È stato chiaro fin dall’inizio che la storia scritta da Paola era la storia di una donna e non quella del Frankenstein. Avremmo quindi messo in scena la sua di vita, con la parte relativa alla concezione della Creatura sulla quale non avremmo messo l’accento più di tanto.
Ho vissuto 18 anni in nord Europa laureandomi in Teatro con una specializzazione in mimo moderno ad Amsterdam. La principale caratteristica degli attori e Theatermacher (questa la specifica) di questo dipartimento è il pensare in immagini. Ho cominciato a condividere con Paola le immagini che il suo testo mi suscitava. Il testo è la storia frammentata dell’autrice, dei suoi ricordi, del desiderio di rivendicazione dell’opera (per due anni dalla sua pubblicazione, vista la prefazione del marito Percey, poeta affermato, si credette che anche il romanzo fosse suo), dei suoi amori, e racconta diversi momenti della sua esistenza.
Il teatro nordeuropeo fa nascere l’azione scenica dall’impulso e vive di associazioni emotive più che razionali. Ho quindi applicato questo linguaggio ad un testo che me lo concedeva sia per il tema che per la struttura.
Brandelli di ricordi, brandelli umani che formano la creatura, pezzi assemblati per ritrovare un senso di una esistenza, per ricelebrare la bellezza o ridare vita seppur per un momento ad amori scomparsi. In un comune desiderio di poter vivere vite lineari, che abbiano un inizio ed una fine con all’interno un senso compiuto, ci ritroviamo spesso di fronte ad esperienze parziali, momenti perfetti che non vorremmo far terminare, giorni che si srotolano pacificamente tutti uguali e che malgrado la ripetitività vorremmo fermare, incubi atroci che ci strappano al presente, dolori troppo grandi che non smettono di urlare.
Ho immaginato una donna circondata da memorie e da fantasmi. Una donna che non ha smesso di esprimersi né tanto meno di conversare con i propri amori: una donna che vive con i propri fantasmi e mostri, come ha fatto in vita. Da qui l’idea formale di farla interagire con tutto ciò che abitava i suoi pensieri, la sua immaginazione e le sue emozioni.
La Mary che appare in scena non appartiene più fisicamente al mondo terreno, visita per una notte una delle sue case, uno spazio ormai scomparso, e lo ricrea disegnandone gli oggetti dell’arredo di un tempo adoperandolo come avessero un corpo.

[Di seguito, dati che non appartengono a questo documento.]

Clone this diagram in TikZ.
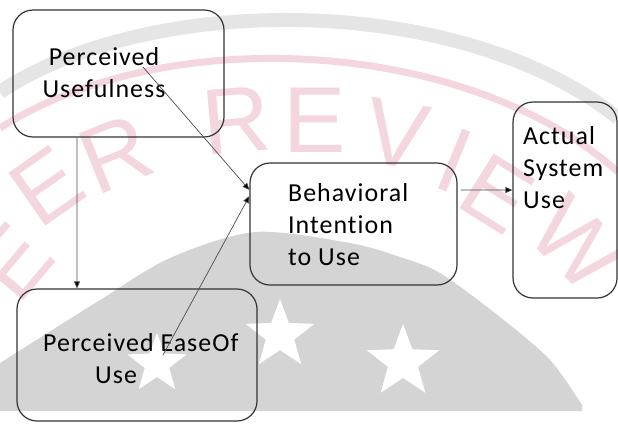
\documentclass[tikz,border=0pt]{standalone}
\usepackage{fontspec}
\setmainfont{Carlito}[LetterSpace=4,Ligatures=NoCommon]
\newfontfamily\wmfont{Liberation Sans}
\usetikzlibrary{arrows.meta,shapes.geometric}
\definecolor{wmpink}{RGB}{244,214,222}

\begin{document}
\begin{tikzpicture}[x=1bp,y=-1bp,
  box/.style={draw=black!80,line width=1.2bp,rounded corners=20bp,inner sep=0pt},
  lbl/.style={font=\fontsize{26}{32}\selectfont,inner sep=0pt,anchor=base west,align=left},
  link/.style={draw=black!70,line width=0.7bp,-{Triangle[length=7bp,width=6bp,fill=black]}},
  wmletter/.style={font=\wmfont\fontsize{94}{94}\selectfont,text=wmpink,inner sep=0pt},
  wstar/.style={star,star points=5,star point ratio=2.4,fill=white,inner sep=0pt}]
\useasboundingbox (0,0) rectangle (618,423);
%\draw[help lines,step=50] (0,0) grid (618,423);
% watermark behind the model
\draw[black!10,line width=14bp] (0,92) .. controls (150,-8) and (460,-8) .. (618,118);
\draw[wmpink,line width=7bp] (0,128) .. controls (170,20) and (470,40) .. (618,172);
\draw (14,262) node[wmletter,rotate=50] (wm0) {E};
\draw (47,186) node[wmletter,rotate=35] (wm1) {E};
\draw (116,154) node[wmletter,rotate=22] (wm2) {R};
\draw (236,120) node[wmletter,rotate=5] (wm3) {R};
\draw (315,120) node[wmletter] (wm4) {E};
\draw (397,134) node[wmletter,rotate=-10] (wm5) {V};
\draw (455,160) node[wmletter,rotate=-22] (wm6) {I};
\draw (497,194) node[wmletter,rotate=-32] (wm7) {E};
\draw (578,244) node[wmletter,rotate=-45] (wm8) {W};
\fill[black!17] plot[smooth] coordinates {(0,363) (100,300) (170,258) (255,232) (350,243) (400,257) (440,273) (500,317) (550,360) (582,405)} -- (582,411) -- (0,411) -- cycle;
\node[wstar,minimum size=72bp] (star1) at (280,335) {};
\node[wstar,minimum size=76bp] (star2) at (403,362) {};
\node[wstar,minimum size=62bp] (star3) at (157,364) {};

% boxes
\draw (118.5,73.5) node[box,minimum width=211bp,minimum height=127bp] (pu) {};
\draw (353.5,224) node[box,minimum width=207bp,minimum height=122bp] (bi) {};
\draw (565,200) node[box,minimum width=104bp,minimum height=196bp] (as) {};
\draw (137,355) node[box,minimum width=240bp,minimum height=132bp] (pe) {};

% texts (base = last line)
\draw (104,97) node[lbl,align=center,anchor=base] (pu-txt) {Perceived\\Usefulness};
\draw (288,265) node[lbl] (bi-txt) {Behavioral\\Intention\\to Use};
\draw (523,208) node[lbl] (as-txt) {Actual\\System\\Use};
\draw (43,383) node[lbl] (pe-txt) {Perceived EaseOf\\\hspace*{52bp}Use};

% paths
\coordinate (pu-out) at (143,67);
\coordinate (pe-out) at (163,355);
\draw[link] (pu-out) -- ([yshift=34bp]bi.west);
\draw[link] (pe-out) -- ([yshift=28bp]bi.west);
\draw[link] ([xshift=-41.5bp]pu.south) -- ([xshift=-60bp]pe.north);
\draw[link] ([xshift=3bp,yshift=34bp]bi.east) -- ([yshift=10bp]as.west);
\end{tikzpicture}
\end{document}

Il suo attaccamento al mondo terreno si mostra nella freschezza di un ricordo che diventa presente, nello specchiarsi in un vuoto per lei pieno, nel poggiarsi ad un tavolo a noi invisibile, nel mostrarci con commozione il ritratto della madre appeso al muro e fatto solo di luce, nella rabbia di chi ancora non può credere che l’intelletto e i suoi prodotti siano prerogativa unicamente maschile.
Dal punto di vista emozionale lo spettacolo offre fotografie, istantanee emotive che prendono una dimensione più profonda: vediamo una Mary bambina, una Mary madre, amante, artista e intellettuale, nei diversi ruoli sociali che ognuno interpreta. Cambia quindi anche repentinamente la voce, la postura, il tono, a seconda dell’emozione che spinge un nuovo impulso a diventare azione.
Il concept frammenti offre una grande possibilità per lasciare andare ogni tanto il tono anche al divertissement: mutano dunque gli stili di recitazione, e si porge un tributo al teatro in un tema che lo consente, anzi direi invita a farlo, sia scandagliando i vari registri dell’attore sia usando quelle macchine teatrali che il Teatro di Documenti offre: botole, macchina del fumo…
Nel finale l’urgenza comunicativa aumenta il mio personale modo di rimpiangere grandi artisti scomparsi, ed anticipa i disturbi psicologici della Shelley a fine viaggio. Ma rappresentare la tragedia tragicamente non ha molto interesse per me, è nel contrasto che cerco la breccia emotiva in cui entrare nell’emozione dello spettatore, e così anche questo finale vira verso il comico: me lo ha insegnato Mary: si può fare!